With the trumpets sounding from “Narco” by Blasterjaxx and Timmy Trumpet, the Seattle fans went crazy for their electric closer. Of course, when we at Amazin’ Avenue first heard it, we played it, and then we played it again, and again and again, to get us hyped up for the elite closer that had long been missing from this organization.

Then the unthinkable happened. Díaz changed his entrance music. It wasn’t the same. There were no trumpets heralding his arrival. There was no electricity in the stadium. To say it was a letdown is putting it mildly. Fans became more focused on the loss of prospect Jarred Kelenic, and Díaz became the target of their frustration, hearing boos regularly. His miniscule ERA ballooned to 5.59 and he saved just 26 games which was less than half from the previous year’s high.

Of course, it has been documented that the ball was juiced that year and coincidentally he was victimized by the long ball. He gave up 15 home runs for a rate of 2.3 HR/9 which was a far cry from his previous year’s low of 0.6 HR/9. His fly ball percentage also jumped from the previous year. In 2019 it was 43.8% compared to 35.3% in 2018. Giving up more fly balls in a year the balls were juiced was a recipe for disaster. That disaster ended up taking the form of seven blown saves, the highest of his career. Thankfully he still showed flashes of his former self with strikeouts which remained on par from his time with the Mariners.

Knowing those results couldn’t continue we decided to take matters into our own hands at the first annual FanFest. We sent in our own David Capobianco as a sleeper agent to tell Díaz to change the music back to Narco when he met him, which he did. Díaz seemed to already be hinting at the change when he posted a picture on Instagram stories of him listening to it in his car.

Baseball players are notoriously a superstitious bunch, but with the change in music, the results followed. Unfortunately no fans were around to hear Narco blasting at Citi Field in 2020, but in 26 games he held a 1.75 ERA and cut the fly ball percentage to 34.1% which led to a home run rate of 0.7 HR/9. He also used his sinker more, and it became an effective pitch for him throughout the year. In a season where not much went right for the Mets, Diaz looking like an elite closer was certainly encouraging, despite the small sample, going into the 2021 season.

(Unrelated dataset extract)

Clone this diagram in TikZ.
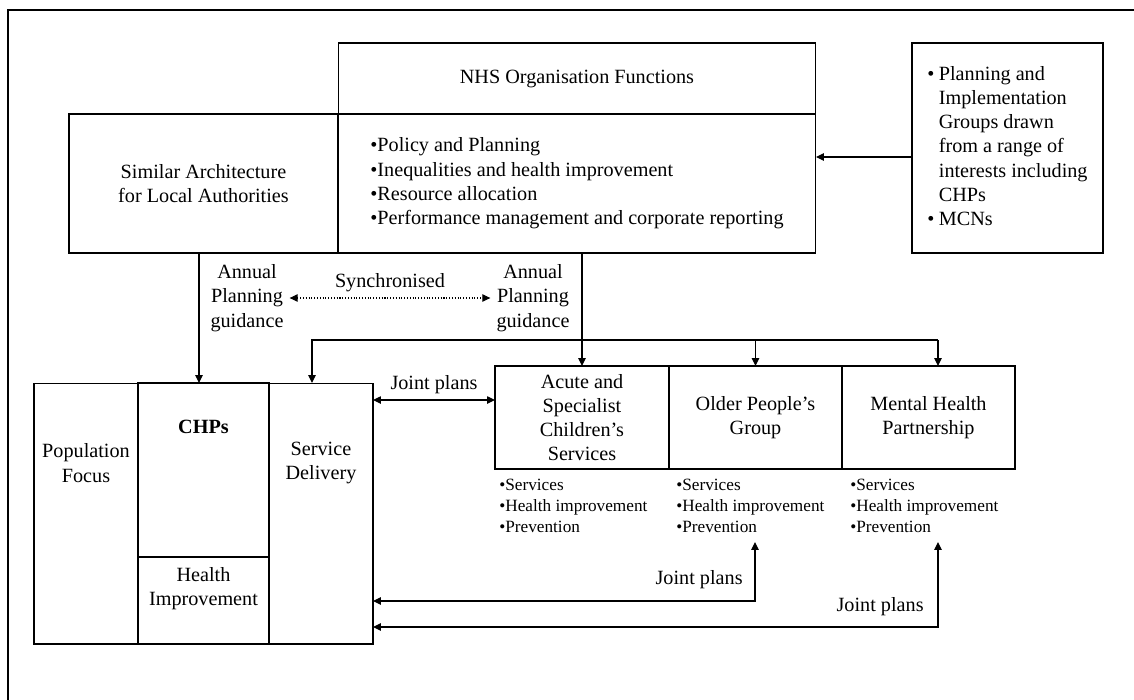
\documentclass[tikz,border=0pt]{standalone}
\usepackage{fontspec}
\setmainfont{Liberation Serif}
\usetikzlibrary{arrows.meta}

\tikzset{
	box/.style={draw, line width=0.6pt, inner sep=0pt, outer sep=0pt},
	arrowto/.style={line width=0.6pt, -{Triangle[length=4.5pt,width=4.2pt]}},
	twoway/.style={line width=0.6pt, {Triangle[length=4.5pt,width=4.2pt]}-{Triangle[length=4.5pt,width=4.2pt]}},
	bullets/.style={font=\fontsize{9.8}{11.8}\selectfont, align=left, anchor=west, inner sep=0pt}
}

\begin{document}
\begin{tikzpicture}[x=0.02cm, y=-0.02cm, font=\fontsize{11.5}{13.8}\selectfont]
	\useasboundingbox (0,0) rectangle (1134,700);
	\draw[line width=1.7pt] (1134,10) -- (8,10) -- (8,700);
	% top row
	\node[box, minimum width=9.56cm, minimum height=1.42cm] (nhstitle) at (577,78.5) {NHS Organisation Functions};
	\node[box, align=left, minimum width=9.56cm, minimum height=2.78cm] (nhslist) at (577,183.5) {\textbullet Policy and Planning\\\textbullet Inequalities and health improvement\\\textbullet Resource allocation\\\textbullet Performance management and corporate reporting};
	\node[box, align=center, minimum width=5.38cm, minimum height=2.78cm] (sim) at (203.5,183.5) {Similar Architecture\\for Local Authorities};
	\node[box, minimum width=3.82cm, minimum height=4.2cm] (plan) at (1007.5,148) {\begin{tabular}{@{}l@{\hspace{2.5pt}}l@{}}\textbullet & Planning and\\ & Implementation\\ & Groups drawn\\ & from a range of\\ & interests including\\ & CHPs\\ \textbullet & MCNs\end{tabular}};
	\coordinate (planout) at ([yshift=-0.18cm]plan.west);
	\draw[arrowto] (planout) -- (planout -| nhslist.east);
	% guidance
	\node[align=center] (apgleft) at (247,298) {Annual\\Planning\\guidance};
	\node[align=center] (apgright) at (533,298) {Annual\\Planning\\guidance};
	\draw[twoway, densely dotted] (apgleft) -- node[above] (sync) {Synchronised} (apgright);
	% CHPs block
	\node[box, minimum width=2.08cm, minimum height=5.22cm] (pop) at (86,513.5) {};
	\node[box, minimum width=2.62cm, minimum height=3.48cm] (chps) at (203.5,470) {};
	\node[box, minimum width=2.62cm, minimum height=1.74cm] (hi) at (203.5,600.5) {};
	\node[box, minimum width=2.08cm, minimum height=5.22cm] (sd) at (321,513.5) {};
	\node[align=center] (poptext) at (86,463) {Population\\Focus};
	\node (chpstext) at (203.5,427) {\textbf{CHPs}};
	\node[align=center] (hitext) at (203.5,589) {Health\\Improvement};
	\node[align=center] (sdtext) at (321,463) {Service\\Delivery};
	% partnership groups
	\node[box, align=center, minimum width=3.48cm, minimum height=2.06cm] (acute) at (582,417.5) {Acute and\\Specialist\\Children's\\Services};
	\node[box, align=center, minimum width=3.46cm, minimum height=2.06cm] (older) at (755.5,417.5) {Older People's\\Group};
	\node[box, align=center, minimum width=3.46cm, minimum height=2.06cm] (mental) at (928.5,417.5) {Mental Health\\Partnership};
	\node[bullets] (acutelist) at (499,506) {\textbullet Services\\\textbullet Health improvement\\\textbullet Prevention};
	\node[bullets] (olderlist) at (676,506) {\textbullet Services\\\textbullet Health improvement\\\textbullet Prevention};
	\node[bullets] (mentallist) at (850,506) {\textbullet Services\\\textbullet Health improvement\\\textbullet Prevention};
	% connectors
	\draw[arrowto] ([xshift=-0.09cm]sim.south) -- ([xshift=-0.09cm]chps.north);
	\draw[arrowto] (acute.north |- nhslist.south) -- (acute.north);
	\coordinate (busleft) at (312,340);
	\coordinate (busright) at (938,340);
	\draw[arrowto] (busright) -- (busleft) -- (busleft |- sd.north);
	\draw[arrowto] (older.north |- busright) -- (older.north);
	\draw[arrowto] (busright) -- (busright |- mental.north);
	\coordinate (jptop) at ([yshift=-0.34cm]sd.north east);
	\draw[twoway] (jptop) -- node[above] (jplabel) {Joint plans} (jptop -| acute.west);
	\coordinate (olderjp) at (755,542);
	\coordinate (olderturn) at (755,601);
	\coordinate (mentaljp) at (938,542);
	\coordinate (mentalturn) at (938,627);
	\draw[twoway] (olderjp) -- node[pos=0.64, left, xshift=-0.12cm] (olderjplabel) {Joint plans} (olderturn) -- (olderturn -| sd.east);
	\draw[twoway] (mentaljp) -- node[pos=0.76, left, xshift=-0.16cm] (mentaljplabel) {Joint plans} (mentalturn) -- (mentalturn -| sd.east);
\end{tikzpicture}
\end{document}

During spring training he once again confirmed he would be keeping “Narco,” which he specifically mentioned had given him success in the past. This time fans would be there to experience it and have responded accordingly. Even Blasterjaxx himself acknowledged Díaz’s use of his song.

Of course you only get entrance music at home and Díaz’s does have splits at home versus the road. At home this season he has five saves two of which were multi-inning saves. His ERA is 1.42 at Citi compared with 4.15 on the road. His only blown save came on the road but he does have more saves with seven away from Citi. Granted the ball is seemingly “dejuiced” this year but once again he has done an excellent job of keeping the ball in the ballpark. He has yet to give up a home run, although Rhys Hoskins might beg to differ, and his fly ball percentage is down yet again to 32.7%. The hard hit rate is the lowest of his career and he has given up just three barrels according to Fangraphs.

Whether it’s “Narco,” the new ball, or a return to form, Edwin Díaz is looking like the elite closer he was in 2018 when the Mets first acquired him. As more and more people return to the games the trumpets will not only announce the arrival of once of the best closers in the game right now, but should ramp up the excitement level of the Citi Field faithful. Alexa, play Narco.